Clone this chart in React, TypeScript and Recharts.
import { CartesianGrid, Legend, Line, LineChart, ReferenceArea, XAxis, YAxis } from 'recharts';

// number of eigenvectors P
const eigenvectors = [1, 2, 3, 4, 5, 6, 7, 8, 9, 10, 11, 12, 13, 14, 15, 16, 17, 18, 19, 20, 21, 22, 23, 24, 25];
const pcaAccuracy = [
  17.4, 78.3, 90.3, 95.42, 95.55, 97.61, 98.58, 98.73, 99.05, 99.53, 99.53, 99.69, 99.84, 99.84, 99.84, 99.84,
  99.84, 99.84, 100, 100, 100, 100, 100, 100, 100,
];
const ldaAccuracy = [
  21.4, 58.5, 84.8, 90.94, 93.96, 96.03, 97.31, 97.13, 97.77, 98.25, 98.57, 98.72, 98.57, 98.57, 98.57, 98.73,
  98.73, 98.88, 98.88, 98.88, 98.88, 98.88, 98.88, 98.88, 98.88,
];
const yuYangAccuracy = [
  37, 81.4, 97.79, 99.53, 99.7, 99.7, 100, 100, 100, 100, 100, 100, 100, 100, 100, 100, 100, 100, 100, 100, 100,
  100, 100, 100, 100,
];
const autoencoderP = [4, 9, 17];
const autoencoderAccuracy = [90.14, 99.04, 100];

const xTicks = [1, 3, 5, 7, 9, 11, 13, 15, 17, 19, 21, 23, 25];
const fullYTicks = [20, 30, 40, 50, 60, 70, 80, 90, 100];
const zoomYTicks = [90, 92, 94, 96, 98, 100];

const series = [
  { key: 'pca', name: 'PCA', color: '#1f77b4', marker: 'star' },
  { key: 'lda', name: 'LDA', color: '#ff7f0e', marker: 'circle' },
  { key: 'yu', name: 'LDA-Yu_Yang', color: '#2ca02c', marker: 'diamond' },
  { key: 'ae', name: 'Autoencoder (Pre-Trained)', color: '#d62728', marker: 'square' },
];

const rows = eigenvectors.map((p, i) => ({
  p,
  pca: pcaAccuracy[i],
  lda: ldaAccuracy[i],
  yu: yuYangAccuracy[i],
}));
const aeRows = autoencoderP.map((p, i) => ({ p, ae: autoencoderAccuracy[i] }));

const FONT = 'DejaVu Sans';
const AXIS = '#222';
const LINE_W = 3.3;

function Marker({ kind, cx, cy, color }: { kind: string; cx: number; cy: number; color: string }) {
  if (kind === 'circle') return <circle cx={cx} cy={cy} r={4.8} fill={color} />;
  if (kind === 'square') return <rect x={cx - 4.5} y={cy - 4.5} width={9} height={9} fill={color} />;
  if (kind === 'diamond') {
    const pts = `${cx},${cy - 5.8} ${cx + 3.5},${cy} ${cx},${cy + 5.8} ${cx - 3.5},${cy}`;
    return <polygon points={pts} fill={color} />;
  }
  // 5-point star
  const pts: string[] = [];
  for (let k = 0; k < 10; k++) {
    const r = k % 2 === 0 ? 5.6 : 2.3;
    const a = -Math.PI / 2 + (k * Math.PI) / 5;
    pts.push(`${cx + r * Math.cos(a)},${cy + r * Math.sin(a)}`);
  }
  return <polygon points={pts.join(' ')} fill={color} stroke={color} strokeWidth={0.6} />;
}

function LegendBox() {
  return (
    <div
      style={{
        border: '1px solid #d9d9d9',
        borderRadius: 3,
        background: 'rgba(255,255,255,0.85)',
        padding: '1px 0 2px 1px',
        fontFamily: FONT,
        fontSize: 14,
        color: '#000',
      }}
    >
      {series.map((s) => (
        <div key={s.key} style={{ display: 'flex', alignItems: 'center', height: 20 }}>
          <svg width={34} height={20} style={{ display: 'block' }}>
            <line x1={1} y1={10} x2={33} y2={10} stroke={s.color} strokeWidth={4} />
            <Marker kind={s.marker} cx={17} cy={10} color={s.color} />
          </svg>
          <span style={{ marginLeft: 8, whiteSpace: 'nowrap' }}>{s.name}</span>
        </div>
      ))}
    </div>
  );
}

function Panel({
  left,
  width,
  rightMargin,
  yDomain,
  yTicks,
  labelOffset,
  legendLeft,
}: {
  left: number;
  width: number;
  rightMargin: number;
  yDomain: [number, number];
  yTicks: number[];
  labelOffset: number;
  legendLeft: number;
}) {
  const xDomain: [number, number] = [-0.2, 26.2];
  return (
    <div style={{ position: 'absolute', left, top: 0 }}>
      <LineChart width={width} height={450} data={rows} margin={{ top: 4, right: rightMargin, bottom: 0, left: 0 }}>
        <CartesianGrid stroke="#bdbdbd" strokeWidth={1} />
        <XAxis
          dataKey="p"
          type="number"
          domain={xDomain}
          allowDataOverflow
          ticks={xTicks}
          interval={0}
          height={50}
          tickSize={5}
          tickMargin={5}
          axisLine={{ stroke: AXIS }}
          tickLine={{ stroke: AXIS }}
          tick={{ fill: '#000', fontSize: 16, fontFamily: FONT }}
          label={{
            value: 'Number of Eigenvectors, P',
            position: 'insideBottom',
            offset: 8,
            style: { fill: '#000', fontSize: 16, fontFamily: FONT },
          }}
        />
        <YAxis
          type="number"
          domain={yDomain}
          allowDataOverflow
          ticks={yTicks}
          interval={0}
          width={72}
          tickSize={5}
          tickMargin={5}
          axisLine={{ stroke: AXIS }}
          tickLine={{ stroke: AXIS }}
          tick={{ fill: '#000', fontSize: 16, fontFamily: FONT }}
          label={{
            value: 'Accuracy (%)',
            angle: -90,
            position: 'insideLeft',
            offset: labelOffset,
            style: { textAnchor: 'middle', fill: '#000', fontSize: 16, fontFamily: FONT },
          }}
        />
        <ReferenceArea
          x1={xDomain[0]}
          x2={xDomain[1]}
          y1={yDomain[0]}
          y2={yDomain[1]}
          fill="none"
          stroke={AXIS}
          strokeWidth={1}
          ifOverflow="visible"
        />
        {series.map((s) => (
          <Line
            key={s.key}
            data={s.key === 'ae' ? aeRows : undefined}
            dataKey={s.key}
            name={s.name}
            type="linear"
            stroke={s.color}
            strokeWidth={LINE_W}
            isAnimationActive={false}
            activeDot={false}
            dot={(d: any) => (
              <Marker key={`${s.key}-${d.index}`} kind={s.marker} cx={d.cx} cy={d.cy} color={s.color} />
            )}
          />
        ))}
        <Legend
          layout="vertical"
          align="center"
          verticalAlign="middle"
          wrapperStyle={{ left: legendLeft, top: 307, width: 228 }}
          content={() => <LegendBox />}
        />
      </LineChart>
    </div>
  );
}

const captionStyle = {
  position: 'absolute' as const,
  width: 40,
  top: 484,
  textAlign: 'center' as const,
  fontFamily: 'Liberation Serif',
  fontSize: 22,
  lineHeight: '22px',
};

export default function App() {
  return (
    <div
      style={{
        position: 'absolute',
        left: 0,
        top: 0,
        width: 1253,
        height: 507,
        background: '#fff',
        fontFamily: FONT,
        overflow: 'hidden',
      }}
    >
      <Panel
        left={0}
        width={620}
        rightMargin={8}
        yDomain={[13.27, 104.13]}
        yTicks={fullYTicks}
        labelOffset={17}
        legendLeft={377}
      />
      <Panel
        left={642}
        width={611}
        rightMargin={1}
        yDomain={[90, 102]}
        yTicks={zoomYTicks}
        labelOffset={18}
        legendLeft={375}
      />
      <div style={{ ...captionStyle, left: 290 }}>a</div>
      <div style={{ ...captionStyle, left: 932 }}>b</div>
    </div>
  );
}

...

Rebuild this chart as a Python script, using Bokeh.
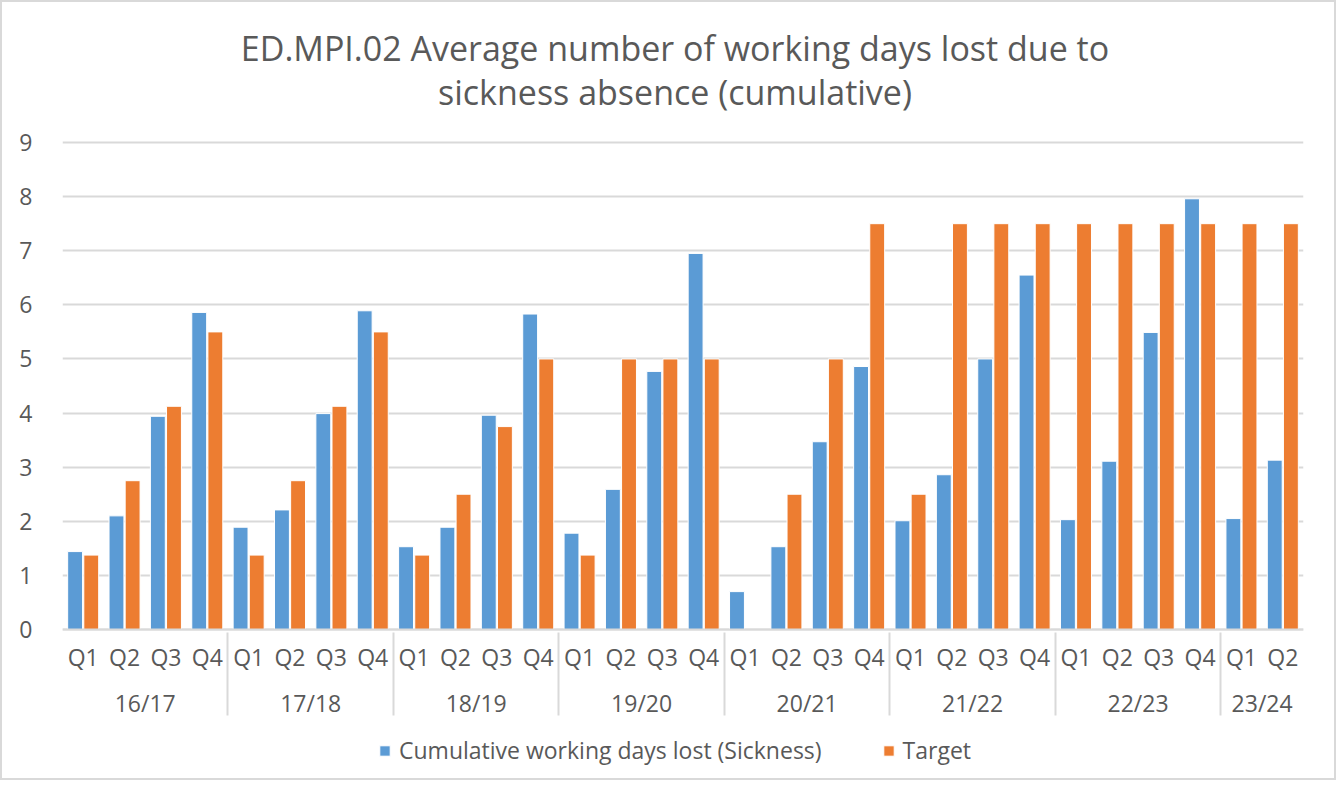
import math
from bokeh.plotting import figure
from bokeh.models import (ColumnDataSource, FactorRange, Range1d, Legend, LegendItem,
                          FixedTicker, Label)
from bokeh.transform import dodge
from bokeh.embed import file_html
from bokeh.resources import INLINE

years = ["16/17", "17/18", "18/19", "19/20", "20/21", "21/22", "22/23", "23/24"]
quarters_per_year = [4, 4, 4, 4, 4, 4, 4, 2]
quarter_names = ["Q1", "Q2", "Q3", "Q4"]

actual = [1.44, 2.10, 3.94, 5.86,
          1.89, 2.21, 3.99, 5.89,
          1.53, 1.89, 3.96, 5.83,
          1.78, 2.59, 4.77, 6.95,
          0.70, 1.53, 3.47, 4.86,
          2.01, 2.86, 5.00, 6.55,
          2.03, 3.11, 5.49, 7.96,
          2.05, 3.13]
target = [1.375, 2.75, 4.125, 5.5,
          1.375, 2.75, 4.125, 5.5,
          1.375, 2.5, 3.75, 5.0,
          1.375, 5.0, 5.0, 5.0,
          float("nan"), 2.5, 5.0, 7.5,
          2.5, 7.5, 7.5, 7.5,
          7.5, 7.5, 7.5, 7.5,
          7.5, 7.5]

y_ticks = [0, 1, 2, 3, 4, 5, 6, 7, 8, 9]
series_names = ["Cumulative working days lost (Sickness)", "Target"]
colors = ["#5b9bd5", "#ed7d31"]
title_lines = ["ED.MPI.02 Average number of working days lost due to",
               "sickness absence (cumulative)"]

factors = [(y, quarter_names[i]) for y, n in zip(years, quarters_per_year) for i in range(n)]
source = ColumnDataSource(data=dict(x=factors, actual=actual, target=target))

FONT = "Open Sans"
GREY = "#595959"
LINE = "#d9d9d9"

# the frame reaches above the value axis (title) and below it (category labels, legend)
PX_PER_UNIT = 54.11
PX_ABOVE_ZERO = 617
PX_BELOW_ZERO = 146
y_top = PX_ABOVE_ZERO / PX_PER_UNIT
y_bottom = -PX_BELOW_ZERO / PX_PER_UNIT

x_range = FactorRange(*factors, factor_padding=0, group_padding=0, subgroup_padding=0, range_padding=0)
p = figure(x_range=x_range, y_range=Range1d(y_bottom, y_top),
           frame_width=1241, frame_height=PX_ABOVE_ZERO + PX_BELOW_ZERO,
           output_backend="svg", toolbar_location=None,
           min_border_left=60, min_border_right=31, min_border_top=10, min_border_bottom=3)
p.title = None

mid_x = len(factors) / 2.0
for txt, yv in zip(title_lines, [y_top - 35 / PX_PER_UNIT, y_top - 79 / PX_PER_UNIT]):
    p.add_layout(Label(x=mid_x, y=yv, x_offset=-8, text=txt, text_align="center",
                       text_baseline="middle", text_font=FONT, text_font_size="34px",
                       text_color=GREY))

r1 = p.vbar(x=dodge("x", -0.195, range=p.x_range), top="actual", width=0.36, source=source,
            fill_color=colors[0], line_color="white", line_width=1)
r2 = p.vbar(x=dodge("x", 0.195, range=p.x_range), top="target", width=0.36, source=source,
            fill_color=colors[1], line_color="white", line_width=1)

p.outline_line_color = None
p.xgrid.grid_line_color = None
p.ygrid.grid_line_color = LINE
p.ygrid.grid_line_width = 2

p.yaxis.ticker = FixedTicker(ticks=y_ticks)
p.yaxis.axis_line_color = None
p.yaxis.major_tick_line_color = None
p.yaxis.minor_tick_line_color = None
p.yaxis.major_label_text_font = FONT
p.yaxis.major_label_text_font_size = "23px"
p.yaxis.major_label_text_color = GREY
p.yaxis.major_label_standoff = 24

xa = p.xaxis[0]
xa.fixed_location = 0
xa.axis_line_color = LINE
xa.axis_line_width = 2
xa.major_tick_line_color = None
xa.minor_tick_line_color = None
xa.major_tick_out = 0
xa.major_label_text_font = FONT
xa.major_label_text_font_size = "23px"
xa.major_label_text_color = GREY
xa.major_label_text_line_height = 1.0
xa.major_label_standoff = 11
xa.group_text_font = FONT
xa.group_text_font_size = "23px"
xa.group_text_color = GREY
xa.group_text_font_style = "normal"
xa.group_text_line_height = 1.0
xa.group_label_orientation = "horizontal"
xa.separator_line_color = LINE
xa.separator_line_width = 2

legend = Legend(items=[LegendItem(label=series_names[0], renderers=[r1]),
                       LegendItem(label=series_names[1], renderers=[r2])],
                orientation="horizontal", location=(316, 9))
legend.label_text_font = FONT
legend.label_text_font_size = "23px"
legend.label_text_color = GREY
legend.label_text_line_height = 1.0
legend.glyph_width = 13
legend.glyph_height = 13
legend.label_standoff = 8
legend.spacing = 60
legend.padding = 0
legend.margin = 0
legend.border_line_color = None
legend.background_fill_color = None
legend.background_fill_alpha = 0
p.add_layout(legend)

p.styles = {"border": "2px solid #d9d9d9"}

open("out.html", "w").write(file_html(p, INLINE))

==

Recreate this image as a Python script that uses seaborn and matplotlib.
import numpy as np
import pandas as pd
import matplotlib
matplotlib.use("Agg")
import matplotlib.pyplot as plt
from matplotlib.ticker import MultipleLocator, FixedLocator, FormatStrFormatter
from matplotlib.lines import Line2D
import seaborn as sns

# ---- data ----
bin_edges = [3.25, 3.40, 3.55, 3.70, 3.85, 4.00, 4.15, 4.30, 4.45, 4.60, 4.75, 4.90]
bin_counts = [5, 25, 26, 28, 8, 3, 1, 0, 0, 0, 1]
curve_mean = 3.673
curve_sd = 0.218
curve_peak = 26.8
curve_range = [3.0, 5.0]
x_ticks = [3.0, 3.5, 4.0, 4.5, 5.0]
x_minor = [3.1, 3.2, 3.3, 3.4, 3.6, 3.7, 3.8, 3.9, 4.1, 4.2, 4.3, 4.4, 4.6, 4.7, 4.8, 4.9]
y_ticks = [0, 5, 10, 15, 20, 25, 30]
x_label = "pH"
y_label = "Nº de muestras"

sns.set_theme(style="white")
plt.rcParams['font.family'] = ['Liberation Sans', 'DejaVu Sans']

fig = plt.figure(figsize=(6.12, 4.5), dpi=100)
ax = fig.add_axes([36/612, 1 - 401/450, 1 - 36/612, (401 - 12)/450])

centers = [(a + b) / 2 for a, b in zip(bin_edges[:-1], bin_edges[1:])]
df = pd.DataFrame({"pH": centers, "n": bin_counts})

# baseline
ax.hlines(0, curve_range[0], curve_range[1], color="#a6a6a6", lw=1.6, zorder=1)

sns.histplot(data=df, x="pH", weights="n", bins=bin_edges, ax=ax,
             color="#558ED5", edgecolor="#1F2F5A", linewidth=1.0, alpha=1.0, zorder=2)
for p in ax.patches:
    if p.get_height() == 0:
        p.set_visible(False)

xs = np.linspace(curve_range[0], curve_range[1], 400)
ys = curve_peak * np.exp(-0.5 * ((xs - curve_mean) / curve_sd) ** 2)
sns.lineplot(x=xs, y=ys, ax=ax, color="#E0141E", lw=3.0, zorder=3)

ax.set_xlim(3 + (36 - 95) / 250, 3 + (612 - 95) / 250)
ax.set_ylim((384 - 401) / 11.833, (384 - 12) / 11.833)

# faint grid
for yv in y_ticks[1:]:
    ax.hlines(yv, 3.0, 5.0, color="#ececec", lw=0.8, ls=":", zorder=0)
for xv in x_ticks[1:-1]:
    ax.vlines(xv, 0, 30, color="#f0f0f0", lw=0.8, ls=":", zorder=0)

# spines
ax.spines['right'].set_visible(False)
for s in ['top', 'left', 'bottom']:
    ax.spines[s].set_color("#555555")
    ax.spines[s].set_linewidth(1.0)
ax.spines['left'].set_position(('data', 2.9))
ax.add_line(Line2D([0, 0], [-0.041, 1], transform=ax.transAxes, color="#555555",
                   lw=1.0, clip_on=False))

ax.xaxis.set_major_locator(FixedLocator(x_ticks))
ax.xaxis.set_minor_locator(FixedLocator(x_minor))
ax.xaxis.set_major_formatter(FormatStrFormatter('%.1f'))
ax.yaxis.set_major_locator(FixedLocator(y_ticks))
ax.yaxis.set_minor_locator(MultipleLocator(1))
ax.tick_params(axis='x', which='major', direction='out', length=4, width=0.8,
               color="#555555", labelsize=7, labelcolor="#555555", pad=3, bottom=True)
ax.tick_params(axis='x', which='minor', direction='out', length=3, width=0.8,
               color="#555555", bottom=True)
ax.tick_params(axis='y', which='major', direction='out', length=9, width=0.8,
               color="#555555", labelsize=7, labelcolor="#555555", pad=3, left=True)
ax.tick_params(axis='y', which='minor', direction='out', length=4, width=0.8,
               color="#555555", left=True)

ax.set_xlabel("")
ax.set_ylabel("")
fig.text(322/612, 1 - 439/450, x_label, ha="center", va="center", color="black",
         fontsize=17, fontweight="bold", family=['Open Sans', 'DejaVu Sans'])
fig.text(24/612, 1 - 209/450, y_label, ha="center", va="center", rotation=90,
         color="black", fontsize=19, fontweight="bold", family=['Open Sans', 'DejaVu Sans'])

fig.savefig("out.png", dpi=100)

▶ _TASK INSTRUCTIONS_
Starting at the line that contains "Recreate this image" and stopping at the line that contains "ax.set_ylim((384 - 401)", transcribe the lines exactly; both boundary lines are to be included.

▶ _COMPLETE OUTPUT_
Recreate this image as a Python script that uses seaborn and matplotlib.
import numpy as np
import pandas as pd
import matplotlib
matplotlib.use("Agg")
import matplotlib.pyplot as plt
from matplotlib.ticker import MultipleLocator, FixedLocator, FormatStrFormatter
from matplotlib.lines import Line2D
import seaborn as sns

# ---- data ----
bin_edges = [3.25, 3.40, 3.55, 3.70, 3.85, 4.00, 4.15, 4.30, 4.45, 4.60, 4.75, 4.90]
bin_counts = [5, 25, 26, 28, 8, 3, 1, 0, 0, 0, 1]
curve_mean = 3.673
curve_sd = 0.218
curve_peak = 26.8
curve_range = [3.0, 5.0]
x_ticks = [3.0, 3.5, 4.0, 4.5, 5.0]
x_minor = [3.1, 3.2, 3.3, 3.4, 3.6, 3.7, 3.8, 3.9, 4.1, 4.2, 4.3, 4.4, 4.6, 4.7, 4.8, 4.9]
y_ticks = [0, 5, 10, 15, 20, 25, 30]
x_label = "pH"
y_label = "Nº de muestras"

sns.set_theme(style="white")
plt.rcParams['font.family'] = ['Liberation Sans', 'DejaVu Sans']

fig = plt.figure(figsize=(6.12, 4.5), dpi=100)
ax = fig.add_axes([36/612, 1 - 401/450, 1 - 36/612, (401 - 12)/450])

centers = [(a + b) / 2 for a, b in zip(bin_edges[:-1], bin_edges[1:])]
df = pd.DataFrame({"pH": centers, "n": bin_counts})

# baseline
ax.hlines(0, curve_range[0], curve_range[1], color="#a6a6a6", lw=1.6, zorder=1)

sns.histplot(data=df, x="pH", weights="n", bins=bin_edges, ax=ax,
             color="#558ED5", edgecolor="#1F2F5A", linewidth=1.0, alpha=1.0, zorder=2)
for p in ax.patches:
    if p.get_height() == 0:
        p.set_visible(False)

xs = np.linspace(curve_range[0], curve_range[1], 400)
ys = curve_peak * np.exp(-0.5 * ((xs - curve_mean) / curve_sd) ** 2)
sns.lineplot(x=xs, y=ys, ax=ax, color="#E0141E", lw=3.0, zorder=3)

ax.set_xlim(3 + (36 - 95) / 250, 3 + (612 - 95) / 250)
ax.set_ylim((384 - 401) / 11.833, (384 - 12) / 11.833)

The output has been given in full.